• _Problem details_
Every line of the material is to be quoted verbatim, minus the pictures.

• _Dataset extract_
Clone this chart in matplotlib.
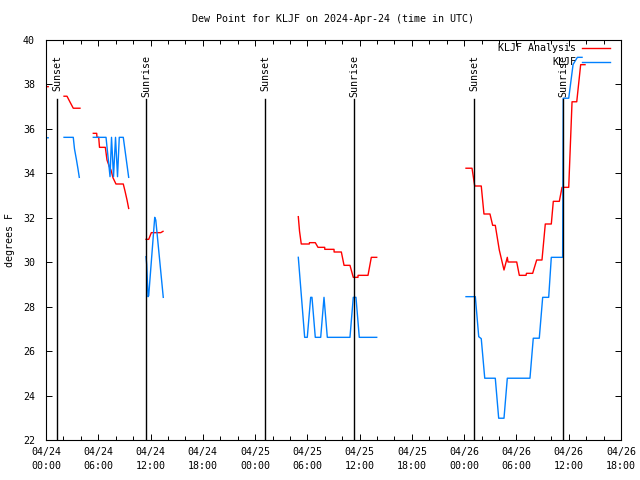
import matplotlib
matplotlib.use('Agg')
import matplotlib.pyplot as plt
import matplotlib.dates as mdates
import numpy as np
from datetime import datetime, timedelta

# hours since 2024-04-24 00:00 UTC, NaN = gap in the data
analysis_hours = [0.0, 0.25, np.nan,
                  2.07, 2.41, 2.70, 3.13, 3.90, np.nan,
                  5.43, 5.82, 5.85, 6.05, 6.14, 6.81, 7.00, 7.27, 7.46, 7.69, 8.03,
                  8.87, 9.07, 9.30, 9.49, np.nan,
                  11.48, 11.79, 12.09, 13.17, 13.43, np.nan,
                  28.96, 29.10, 29.30, 30.22, 30.24, 30.91, 31.22, 31.99, 32.00, 33.06,
                  33.07, 33.90, 34.21, 34.89, 35.27, 35.81, 35.82, 36.96, 37.34, 37.96, np.nan,
                  48.21, 48.90, 49.21, 49.96, 50.27, 50.96, 51.27, 51.57, 52.03, 52.57,
                  52.95, 53.03, 54.03, 54.33, 55.10, 55.15, 55.86, 56.32, 56.93, 57.31,
                  58.00, 58.23, 58.92, 59.23, 60.00, 60.38, 60.92, 61.37, 61.87]
analysis_dewp = [37.9, 37.9, np.nan,
                 37.47, 37.47, 37.25, 36.93, 36.93, np.nan,
                 35.8, 35.8, 35.62, 35.62, 35.17, 35.17, 34.6, 34.3, 34.15, 33.8, 33.52,
                 33.52, 33.2, 32.8, 32.42, np.nan,
                 31.03, 31.03, 31.33, 31.33, 31.39, np.nan,
                 32.05, 31.4, 30.82, 30.82, 30.88, 30.88, 30.67, 30.67, 30.58, 30.58,
                 30.46, 30.46, 29.86, 29.86, 29.32, 29.32, 29.41, 29.41, 30.22, 30.22, np.nan,
                 34.23, 34.23, 33.43, 33.43, 32.17, 32.17, 31.66, 31.66, 30.55, 29.65,
                 30.22, 30.01, 30.01, 29.41, 29.41, 29.5, 29.5, 30.1, 30.1, 31.72,
                 31.72, 32.74, 32.74, 33.37, 33.37, 37.22, 37.22, 38.89, 38.89]

obs_hours = [0.0, 0.25, np.nan,
             2.07, 3.13, 3.27, 3.50, 3.67, 3.82, np.nan,
             5.43, 6.89, 7.35, 7.52, 7.75, 7.98, 8.21, 8.41, 8.87, 9.49, np.nan,
             11.48, 11.56, 11.71, 11.79, 12.48, 12.60, 13.46, np.nan,
             28.96, 29.69, 29.99, 30.38, 30.53, 30.91, 31.53, 31.91, 32.29, 34.89,
             35.27, 35.58, 35.96, 37.96, np.nan,
             48.21, 49.28, 49.67, 49.96, 50.36, 51.57, 51.96, 52.57, 52.95, 55.55,
             55.93, 56.62, 57.01, 57.70, 58.00, 59.30, 59.37, 60.00, 60.50, 60.99, 61.53]
obs_dewp = [35.6, 35.6, np.nan,
            35.62, 35.62, 35.1, 34.6, 34.2, 33.82, np.nan,
            35.62, 35.62, 33.85, 35.62, 33.85, 35.62, 33.85, 35.62, 35.62, 33.82, np.nan,
            30.25, 29.9, 28.45, 28.5, 32.02, 31.9, 28.42, np.nan,
            30.22, 26.62, 26.62, 28.42, 28.42, 26.62, 26.62, 28.42, 26.62, 26.62,
            28.42, 28.42, 26.62, 26.62, np.nan,
            28.45, 28.45, 26.65, 26.56, 24.78, 24.78, 22.98, 22.98, 24.78, 24.78,
            26.58, 26.58, 28.42, 28.42, 30.22, 30.22, 37.38, 37.38, 38.9, 39.22, 39.22]

sun_hours = [1.26, 11.48, 25.14, 35.36, 49.14, 59.36]
sun_labels = ['Sunset', 'Sunrise', 'Sunset', 'Sunrise', 'Sunset', 'Sunrise']

start = datetime(2024, 4, 24)


def to_num(hours):
    # numero de fecha de matplotlib, conserva los huecos
    base = mdates.date2num(start)
    return [base + h / 24.0 for h in hours]


plt.rcParams['font.family'] = 'DejaVu Sans Mono'
plt.rcParams['font.size'] = 7.2

fig = plt.figure(figsize=(6.4, 4.8), dpi=100)
ax = fig.add_axes([46 / 640, 40 / 480, 575 / 640, 400 / 480])

ax.plot(to_num(analysis_hours), analysis_dewp, color='#ff0000', linewidth=1.0)
ax.plot(to_num(obs_hours), obs_dewp, color='#0080ff', linewidth=1.0)

# lineas verticales de salida / puesta del sol
for h, lab in zip(sun_hours, sun_labels):
    xn = to_num([h])[0]
    ax.axvline(xn, ymin=0, ymax=0.8525, color='black', linewidth=1.0)
    ax.text(xn, 0.9625, lab, rotation=90, ha='center', va='top',
            transform=ax.get_xaxis_transform())

ax.set_xlim(to_num([0])[0], to_num([66])[0])
ax.set_ylim(22, 40)
ax.set_yticks(np.arange(22, 41, 2))
ax.xaxis.set_major_locator(mdates.HourLocator(byhour=[0, 6, 12, 18]))
ax.xaxis.set_minor_locator(mdates.HourLocator(interval=2))
ax.xaxis.set_major_formatter(mdates.DateFormatter('%m/%d\n%H:%M'))

ax.tick_params(which='both', direction='in', top=True, right=True, width=0.7)
ax.tick_params(which='major', length=4.5)
ax.tick_params(which='minor', length=3)
ax.tick_params(axis='y', pad=8)
ax.tick_params(axis='x', pad=5)
for s in ax.spines.values():
    s.set_linewidth(0.8)

# leyenda dibujada a mano, texto alineado a la derecha
ax.plot([0.932, 0.981], [0.98, 0.98], color='#ff0000', linewidth=1.0, transform=ax.transAxes)
ax.plot([0.932, 0.981], [0.945, 0.945], color='#0080ff', linewidth=1.0, transform=ax.transAxes)
ax.text(0.922, 0.98, 'KLJF Analysis', ha='right', va='center', transform=ax.transAxes)
ax.text(0.922, 0.945, 'KLJF', ha='right', va='center', transform=ax.transAxes)

fig.text(333 / 640, 1 - 19 / 480, 'Dew Point for KLJF on 2024-Apr-24 (time in UTC)',
         ha='center', va='center')
fig.text(10 / 640, 0.5, 'degrees F', rotation=90, ha='center', va='center')

# mas separacion entre las dos lineas de las etiquetas de fecha
fig.canvas.draw()
for t in ax.get_xticklabels():
    t.set_linespacing(1.45)

fig.savefig('out.png', dpi=100)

• _Output for this task_
Clone this chart in matplotlib.
import matplotlib
matplotlib.use('Agg')
import matplotlib.pyplot as plt
import matplotlib.dates as mdates
import numpy as np
from datetime import datetime, timedelta

# hours since 2024-04-24 00:00 UTC, NaN = gap in the data
analysis_hours = [0.0, 0.25, np.nan,
                  2.07, 2.41, 2.70, 3.13, 3.90, np.nan,
                  5.43, 5.82, 5.85, 6.05, 6.14, 6.81, 7.00, 7.27, 7.46, 7.69, 8.03,
                  8.87, 9.07, 9.30, 9.49, np.nan,
                  11.48, 11.79, 12.09, 13.17, 13.43, np.nan,
                  28.96, 29.10, 29.30, 30.22, 30.24, 30.91, 31.22, 31.99, 32.00, 33.06,
                  33.07, 33.90, 34.21, 34.89, 35.27, 35.81, 35.82, 36.96, 37.34, 37.96, np.nan,
                  48.21, 48.90, 49.21, 49.96, 50.27, 50.96, 51.27, 51.57, 52.03, 52.57,
                  52.95, 53.03, 54.03, 54.33, 55.10, 55.15, 55.86, 56.32, 56.93, 57.31,
                  58.00, 58.23, 58.92, 59.23, 60.00, 60.38, 60.92, 61.37, 61.87]
analysis_dewp = [37.9, 37.9, np.nan,
                 37.47, 37.47, 37.25, 36.93, 36.93, np.nan,
                 35.8, 35.8, 35.62, 35.62, 35.17, 35.17, 34.6, 34.3, 34.15, 33.8, 33.52,
                 33.52, 33.2, 32.8, 32.42, np.nan,
                 31.03, 31.03, 31.33, 31.33, 31.39, np.nan,
                 32.05, 31.4, 30.82, 30.82, 30.88, 30.88, 30.67, 30.67, 30.58, 30.58,
                 30.46, 30.46, 29.86, 29.86, 29.32, 29.32, 29.41, 29.41, 30.22, 30.22, np.nan,
                 34.23, 34.23, 33.43, 33.43, 32.17, 32.17, 31.66, 31.66, 30.55, 29.65,
                 30.22, 30.01, 30.01, 29.41, 29.41, 29.5, 29.5, 30.1, 30.1, 31.72,
                 31.72, 32.74, 32.74, 33.37, 33.37, 37.22, 37.22, 38.89, 38.89]

obs_hours = [0.0, 0.25, np.nan,
             2.07, 3.13, 3.27, 3.50, 3.67, 3.82, np.nan,
             5.43, 6.89, 7.35, 7.52, 7.75, 7.98, 8.21, 8.41, 8.87, 9.49, np.nan,
             11.48, 11.56, 11.71, 11.79, 12.48, 12.60, 13.46, np.nan,
             28.96, 29.69, 29.99, 30.38, 30.53, 30.91, 31.53, 31.91, 32.29, 34.89,
             35.27, 35.58, 35.96, 37.96, np.nan,
             48.21, 49.28, 49.67, 49.96, 50.36, 51.57, 51.96, 52.57, 52.95, 55.55,
             55.93, 56.62, 57.01, 57.70, 58.00, 59.30, 59.37, 60.00, 60.50, 60.99, 61.53]
obs_dewp = [35.6, 35.6, np.nan,
            35.62, 35.62, 35.1, 34.6, 34.2, 33.82, np.nan,
            35.62, 35.62, 33.85, 35.62, 33.85, 35.62, 33.85, 35.62, 35.62, 33.82, np.nan,
            30.25, 29.9, 28.45, 28.5, 32.02, 31.9, 28.42, np.nan,
            30.22, 26.62, 26.62, 28.42, 28.42, 26.62, 26.62, 28.42, 26.62, 26.62,
            28.42, 28.42, 26.62, 26.62, np.nan,
            28.45, 28.45, 26.65, 26.56, 24.78, 24.78, 22.98, 22.98, 24.78, 24.78,
            26.58, 26.58, 28.42, 28.42, 30.22, 30.22, 37.38, 37.38, 38.9, 39.22, 39.22]

sun_hours = [1.26, 11.48, 25.14, 35.36, 49.14, 59.36]
sun_labels = ['Sunset', 'Sunrise', 'Sunset', 'Sunrise', 'Sunset', 'Sunrise']

start = datetime(2024, 4, 24)


def to_num(hours):
    # numero de fecha de matplotlib, conserva los huecos
    base = mdates.date2num(start)
    return [base + h / 24.0 for h in hours]


plt.rcParams['font.family'] = 'DejaVu Sans Mono'
plt.rcParams['font.size'] = 7.2

fig = plt.figure(figsize=(6.4, 4.8), dpi=100)
ax = fig.add_axes([46 / 640, 40 / 480, 575 / 640, 400 / 480])

ax.plot(to_num(analysis_hours), analysis_dewp, color='#ff0000', linewidth=1.0)
ax.plot(to_num(obs_hours), obs_dewp, color='#0080ff', linewidth=1.0)

# lineas verticales de salida / puesta del sol
for h, lab in zip(sun_hours, sun_labels):
    xn = to_num([h])[0]
    ax.axvline(xn, ymin=0, ymax=0.8525, color='black', linewidth=1.0)
    ax.text(xn, 0.9625, lab, rotation=90, ha='center', va='top',
            transform=ax.get_xaxis_transform())

ax.set_xlim(to_num([0])[0], to_num([66])[0])
ax.set_ylim(22, 40)
ax.set_yticks(np.arange(22, 41, 2))
ax.xaxis.set_major_locator(mdates.HourLocator(byhour=[0, 6, 12, 18]))
ax.xaxis.set_minor_locator(mdates.HourLocator(interval=2))
ax.xaxis.set_major_formatter(mdates.DateFormatter('%m/%d\n%H:%M'))

ax.tick_params(which='both', direction='in', top=True, right=True, width=0.7)
ax.tick_params(which='major', length=4.5)
ax.tick_params(which='minor', length=3)
ax.tick_params(axis='y', pad=8)
ax.tick_params(axis='x', pad=5)
for s in ax.spines.values():
    s.set_linewidth(0.8)

# leyenda dibujada a mano, texto alineado a la derecha
ax.plot([0.932, 0.981], [0.98, 0.98], color='#ff0000', linewidth=1.0, transform=ax.transAxes)
ax.plot([0.932, 0.981], [0.945, 0.945], color='#0080ff', linewidth=1.0, transform=ax.transAxes)
ax.text(0.922, 0.98, 'KLJF Analysis', ha='right', va='center', transform=ax.transAxes)
ax.text(0.922, 0.945, 'KLJF', ha='right', va='center', transform=ax.transAxes)

fig.text(333 / 640, 1 - 19 / 480, 'Dew Point for KLJF on 2024-Apr-24 (time in UTC)',
         ha='center', va='center')
fig.text(10 / 640, 0.5, 'degrees F', rotation=90, ha='center', va='center')

# mas separacion entre las dos lineas de las etiquetas de fecha
fig.canvas.draw()
for t in ax.get_xticklabels():
    t.set_linespacing(1.45)

fig.savefig('out.png', dpi=100)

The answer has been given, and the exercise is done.